Mount Azure ADLS storage in Azure Databricks with Service Principal

Pre-requisites

  • Azure ADLS Storage account already setup to understand this blog further

    • Create a Service Principal
    • Create key vault
      • Store the Tenant Id, Client Id and the Secret in the key vault
      • Key vault is a key value store, in this case provide different key name to store the values
  • In order to understand below block a knowledge of Databricks will help better.

How to add the key vault to the Azure Databricks Secret Scopes

  1. Login to Azure Portal, launch the Databricks Workspace

  2. From the Databricks workspace, in the address bar of browser append #secrets/createScope to the URL address and click enter to navigate to Secret Scope form:

  3. In the Scope screen fill the fields as below

    • Scope Name, fill in the scope name (any name example “db-app-demo-scope”.
    • DNS Name fill the key vault DNS name
    • Resource Id fill the Key vault Resource Id name.
  4. Hit Create button

Note:

  • To fill the DNS Name and Resource Id open the Azure key vault in sperate browser, copy the DNS name and Resource id.

Reference Link

Using databricks-cli to view the created secret scope.

Note: Databricks-cli is applicable only in the Cloud version or paid version and not available in community edition.

Once the secret is created, we can view the scope information and associated key vault using databricks-cli.
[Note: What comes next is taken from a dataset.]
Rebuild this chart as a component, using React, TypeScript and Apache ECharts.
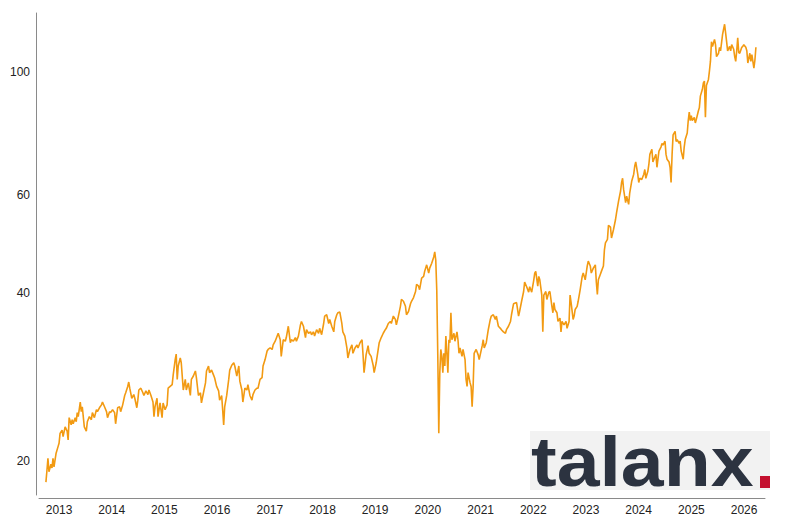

Below cli command

  databricks secrets list-scopes --profile  my-cluster

Impacts of Service Principal renewal to Databricks ADLS mount

  • Before diving into the code details, lets see impacts of what happens when already mounted Databricks ADLS Mount when the Service Principal is renewed.

    Impact of renewing Service Principal on Mounted ALDS storage in Databricks

    • We developed a Databricks job for our business requirement and the job uses the mounted ADLS storage to access the orc file for processing.
    • To adhere to enterprise security policy after N days we renewed the Service Principal where new secret was created.
    • After renewal we get below exception and the jobs where failing.
response '{"error":"invalid_client","error_description":"AADSTS7000215: Invalid client secret is provided.

Solution:

  • To fix the issue, we need to unmount the ADLS storage.
  • From the Databricks notebook, use dbutils.fs.unmount("mountpath") to unmount.
  • Then we can to mount ADLS storage again.

This blog is based my stack-overflow question.

Mounting the ADLS Storage in Databricks workspace

  • Databricks has already set with the secret scope

  • Below code uses the scope to access the key vault and configures the Spark session.

Note: Below code can be copy pasted into a single command let within the Databricks notebook and executed.


scopename = "db-app-demo-scope"                         # sample name
storage_acct_name = "app-storage-accnt-name"     # sample name
container_name = "mycontainer"                                 # sample name

# since the scope is set to a key vault earlier we can use the scope directly here
# The key vault created and set as a scope in databricks work space, will contain the 
# service principal created app(client)id, directory(tenant)id, and stored secret value.

# Note: we need to provide appropriate name below

app_or_client_Id=dbutils.secrets.get(scope=scopename,key="name-of-the-key-from-keyvault-referring-appid")
tenant_or_directory_Id=dbutils.secrets.get(scope=scopename,key="name-of-key-from-keyvault-referring-TenantId")
# below will be the secret created within the service principle either in portal or using az cli
secretValue=dbutils.secrets.get(scope=scopename,key="name-of-key-from-keyvaut-referring-Secretkey")

# Define Spark config dictionary for mounting to DBFS to ADLS via service principal

configs = {"fs.azure.account.auth.type": "OAuth",
          "fs.azure.account.oauth.provider.type": "org.apache.hadoop.fs.azurebfs.oauth2.ClientCredsTokenProvider",
          "fs.azure.account.oauth2.client.id": app_or_client_Id),
          "fs.azure.account.oauth2.client.secret": secretValue,
          "fs.azure.account.oauth2.client.endpoint": f"https://login.microsoftonline.com/{tenant_or_directory_Id}/oauth2/token"}

# mount to the container for ahm
mountPnt = "/mnt/my-storage/demo-app"

# Below command can be used for unmounting the container
# If the container is already mount point with that name, we simply unmount here .

dbutils.fs.unmount(mountPnt)

# only matching mountPnt will be created or checked

if not any(mount.mountPoint == mountPnt for mount in dbutils.fs.mounts()):
  print(f"Mount {mountPnt} to DBFS")
  dbutils.fs.mount(
    # pass in the container name 
    source = f"abfss://{container_name}@{storage_acct_name}.dfs.core.windows.net/",
    mount_point = mountPnt,
    extra_configs = configs)
else:
  print(f"Mount point {mountPnt} already mounted.")

# to test and list the mount that was created 
%fs ls /mnt/my-storage/demo-app

Accessing the mount point in Databricks notebook

  • Below is an example where I had orc file with data, and accessed using magic command using magic command%sql query to view the data.
# it was a python note book so used the sql magic command

%sql select * from orc.`/mnt/my-storage/demo-app/orc/demofile.orc`
  • Wildcard support, say if we have a folder with orc file we can use * like below
%sql select * from orc.`/mnt/my-storage/demo-app/orc/*`